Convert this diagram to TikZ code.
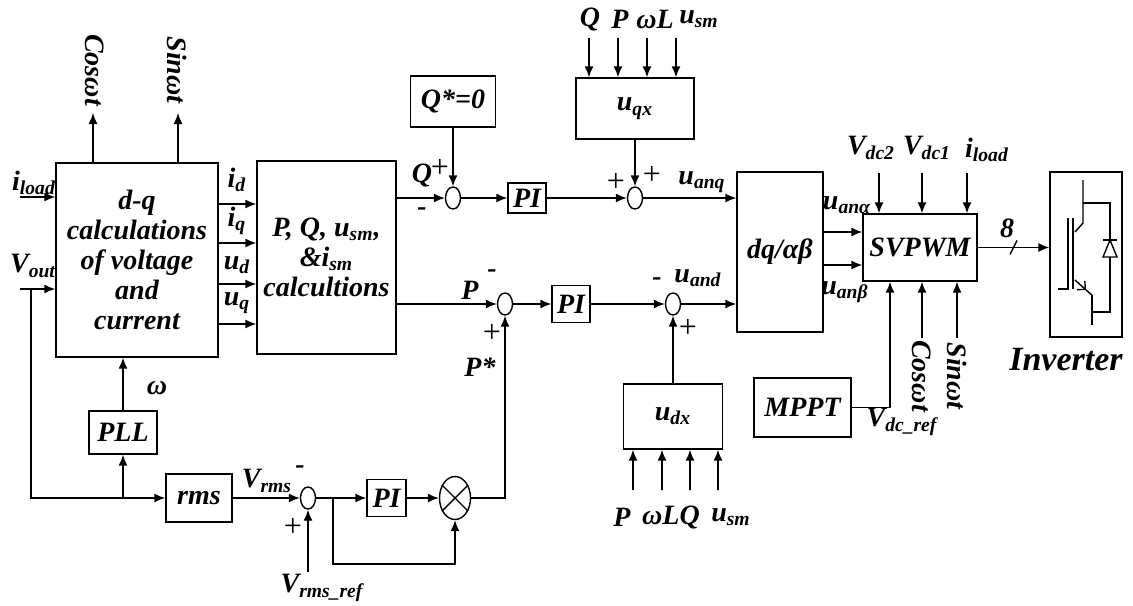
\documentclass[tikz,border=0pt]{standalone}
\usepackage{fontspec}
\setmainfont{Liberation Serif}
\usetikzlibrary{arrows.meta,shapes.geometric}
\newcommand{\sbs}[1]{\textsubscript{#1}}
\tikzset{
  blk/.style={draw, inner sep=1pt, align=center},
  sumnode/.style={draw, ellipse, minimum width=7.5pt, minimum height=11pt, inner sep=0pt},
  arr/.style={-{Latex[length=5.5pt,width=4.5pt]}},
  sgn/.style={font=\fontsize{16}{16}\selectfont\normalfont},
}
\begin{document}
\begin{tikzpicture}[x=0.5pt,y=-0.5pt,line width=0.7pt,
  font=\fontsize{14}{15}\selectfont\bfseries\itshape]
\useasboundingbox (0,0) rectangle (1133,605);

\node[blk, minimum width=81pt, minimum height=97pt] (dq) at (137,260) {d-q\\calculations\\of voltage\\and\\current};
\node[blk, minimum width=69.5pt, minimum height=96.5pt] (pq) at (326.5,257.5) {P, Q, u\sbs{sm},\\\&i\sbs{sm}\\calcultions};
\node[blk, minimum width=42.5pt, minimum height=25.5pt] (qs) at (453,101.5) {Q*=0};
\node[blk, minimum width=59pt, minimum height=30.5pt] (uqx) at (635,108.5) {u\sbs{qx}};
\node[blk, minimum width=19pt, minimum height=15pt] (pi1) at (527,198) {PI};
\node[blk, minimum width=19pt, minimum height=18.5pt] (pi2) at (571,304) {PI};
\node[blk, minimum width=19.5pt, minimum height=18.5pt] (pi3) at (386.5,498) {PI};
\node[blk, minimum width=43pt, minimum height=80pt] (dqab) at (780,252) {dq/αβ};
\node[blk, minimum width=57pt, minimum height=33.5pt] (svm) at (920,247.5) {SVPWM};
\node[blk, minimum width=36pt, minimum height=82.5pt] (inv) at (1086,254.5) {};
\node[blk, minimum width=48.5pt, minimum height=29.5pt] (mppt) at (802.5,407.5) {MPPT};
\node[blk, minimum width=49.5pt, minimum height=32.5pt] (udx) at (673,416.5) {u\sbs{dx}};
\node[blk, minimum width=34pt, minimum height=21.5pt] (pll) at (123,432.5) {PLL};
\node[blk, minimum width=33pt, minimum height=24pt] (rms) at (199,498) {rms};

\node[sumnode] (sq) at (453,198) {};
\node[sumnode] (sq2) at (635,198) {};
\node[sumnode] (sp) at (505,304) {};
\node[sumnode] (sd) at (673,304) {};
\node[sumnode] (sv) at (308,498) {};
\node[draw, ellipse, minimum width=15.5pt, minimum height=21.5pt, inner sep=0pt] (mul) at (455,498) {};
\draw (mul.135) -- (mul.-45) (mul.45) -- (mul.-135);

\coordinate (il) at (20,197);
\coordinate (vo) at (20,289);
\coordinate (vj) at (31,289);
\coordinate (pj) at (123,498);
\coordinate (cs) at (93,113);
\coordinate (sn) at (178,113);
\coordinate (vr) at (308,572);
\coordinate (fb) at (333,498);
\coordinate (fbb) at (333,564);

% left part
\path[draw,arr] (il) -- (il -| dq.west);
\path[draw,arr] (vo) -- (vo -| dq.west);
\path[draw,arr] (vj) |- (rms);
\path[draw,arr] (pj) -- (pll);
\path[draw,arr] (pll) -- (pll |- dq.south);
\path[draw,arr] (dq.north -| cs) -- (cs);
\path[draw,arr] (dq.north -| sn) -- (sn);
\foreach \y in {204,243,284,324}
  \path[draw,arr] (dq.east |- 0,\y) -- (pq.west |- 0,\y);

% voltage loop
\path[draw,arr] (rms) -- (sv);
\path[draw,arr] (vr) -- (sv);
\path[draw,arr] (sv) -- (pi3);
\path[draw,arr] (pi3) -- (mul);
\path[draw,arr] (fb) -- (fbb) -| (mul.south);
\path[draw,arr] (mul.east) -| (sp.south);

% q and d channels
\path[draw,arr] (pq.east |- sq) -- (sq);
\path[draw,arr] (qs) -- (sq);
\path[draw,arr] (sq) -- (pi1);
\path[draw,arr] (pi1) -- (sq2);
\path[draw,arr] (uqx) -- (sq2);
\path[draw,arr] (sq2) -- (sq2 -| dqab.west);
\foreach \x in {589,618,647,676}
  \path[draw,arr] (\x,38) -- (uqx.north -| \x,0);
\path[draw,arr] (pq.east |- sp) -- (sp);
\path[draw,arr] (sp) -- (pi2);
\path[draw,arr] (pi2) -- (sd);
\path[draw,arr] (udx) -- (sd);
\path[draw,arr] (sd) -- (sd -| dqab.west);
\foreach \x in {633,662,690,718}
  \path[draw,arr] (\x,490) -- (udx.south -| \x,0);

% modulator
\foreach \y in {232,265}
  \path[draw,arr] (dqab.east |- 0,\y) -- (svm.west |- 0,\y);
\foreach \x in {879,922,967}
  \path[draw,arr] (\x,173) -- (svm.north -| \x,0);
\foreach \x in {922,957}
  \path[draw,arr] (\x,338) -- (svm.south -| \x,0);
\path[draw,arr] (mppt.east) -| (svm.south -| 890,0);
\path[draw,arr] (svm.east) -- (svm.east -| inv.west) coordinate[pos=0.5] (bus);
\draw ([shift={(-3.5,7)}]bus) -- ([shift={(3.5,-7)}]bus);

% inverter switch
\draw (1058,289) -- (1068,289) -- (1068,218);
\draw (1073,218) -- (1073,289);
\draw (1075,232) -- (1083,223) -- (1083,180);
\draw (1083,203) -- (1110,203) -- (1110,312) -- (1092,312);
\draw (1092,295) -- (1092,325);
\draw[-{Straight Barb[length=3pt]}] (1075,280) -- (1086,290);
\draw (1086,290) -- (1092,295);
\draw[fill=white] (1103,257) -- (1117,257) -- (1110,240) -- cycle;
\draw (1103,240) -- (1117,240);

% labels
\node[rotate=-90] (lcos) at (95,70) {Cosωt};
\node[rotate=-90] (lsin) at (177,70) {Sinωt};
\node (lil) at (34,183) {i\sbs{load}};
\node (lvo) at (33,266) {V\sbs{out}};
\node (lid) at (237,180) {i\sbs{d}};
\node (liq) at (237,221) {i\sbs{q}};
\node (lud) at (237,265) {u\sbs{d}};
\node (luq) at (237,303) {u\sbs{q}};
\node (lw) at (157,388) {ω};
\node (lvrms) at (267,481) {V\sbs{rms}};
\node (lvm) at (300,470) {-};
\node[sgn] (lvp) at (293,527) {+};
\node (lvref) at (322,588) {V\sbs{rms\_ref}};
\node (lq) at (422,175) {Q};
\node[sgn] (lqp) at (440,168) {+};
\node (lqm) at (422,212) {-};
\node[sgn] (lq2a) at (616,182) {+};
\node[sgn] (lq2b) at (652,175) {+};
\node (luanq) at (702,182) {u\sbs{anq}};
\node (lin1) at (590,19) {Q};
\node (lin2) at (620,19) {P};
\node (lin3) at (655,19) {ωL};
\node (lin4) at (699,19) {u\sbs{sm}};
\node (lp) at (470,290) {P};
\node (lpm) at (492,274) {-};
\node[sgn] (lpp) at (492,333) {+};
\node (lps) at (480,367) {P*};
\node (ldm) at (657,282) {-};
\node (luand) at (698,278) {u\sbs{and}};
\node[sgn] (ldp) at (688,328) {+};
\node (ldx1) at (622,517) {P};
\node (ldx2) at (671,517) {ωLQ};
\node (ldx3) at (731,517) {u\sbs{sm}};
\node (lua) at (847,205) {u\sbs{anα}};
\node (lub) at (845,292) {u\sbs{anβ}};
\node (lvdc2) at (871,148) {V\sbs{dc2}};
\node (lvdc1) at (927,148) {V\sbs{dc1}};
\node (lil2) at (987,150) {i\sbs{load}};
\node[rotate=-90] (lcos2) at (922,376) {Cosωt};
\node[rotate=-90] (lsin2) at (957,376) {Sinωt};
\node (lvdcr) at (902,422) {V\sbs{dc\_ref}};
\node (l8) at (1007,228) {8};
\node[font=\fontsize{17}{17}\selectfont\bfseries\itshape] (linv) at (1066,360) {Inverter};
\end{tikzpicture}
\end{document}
◆ ◆ ◆ ◆ ◆ ◆ ◆
Repeat, with no pictures, each line from the beginning of the data through the line containing "(0,0) rectangle (1133,605);", inclusive.

Convert this diagram to TikZ code.
\documentclass[tikz,border=0pt]{standalone}
\usepackage{fontspec}
\setmainfont{Liberation Serif}
\usetikzlibrary{arrows.meta,shapes.geometric}
\newcommand{\sbs}[1]{\textsubscript{#1}}
\tikzset{
  blk/.style={draw, inner sep=1pt, align=center},
  sumnode/.style={draw, ellipse, minimum width=7.5pt, minimum height=11pt, inner sep=0pt},
  arr/.style={-{Latex[length=5.5pt,width=4.5pt]}},
  sgn/.style={font=\fontsize{16}{16}\selectfont\normalfont},
}
\begin{document}
\begin{tikzpicture}[x=0.5pt,y=-0.5pt,line width=0.7pt,
  font=\fontsize{14}{15}\selectfont\bfseries\itshape]
\useasboundingbox (0,0) rectangle (1133,605);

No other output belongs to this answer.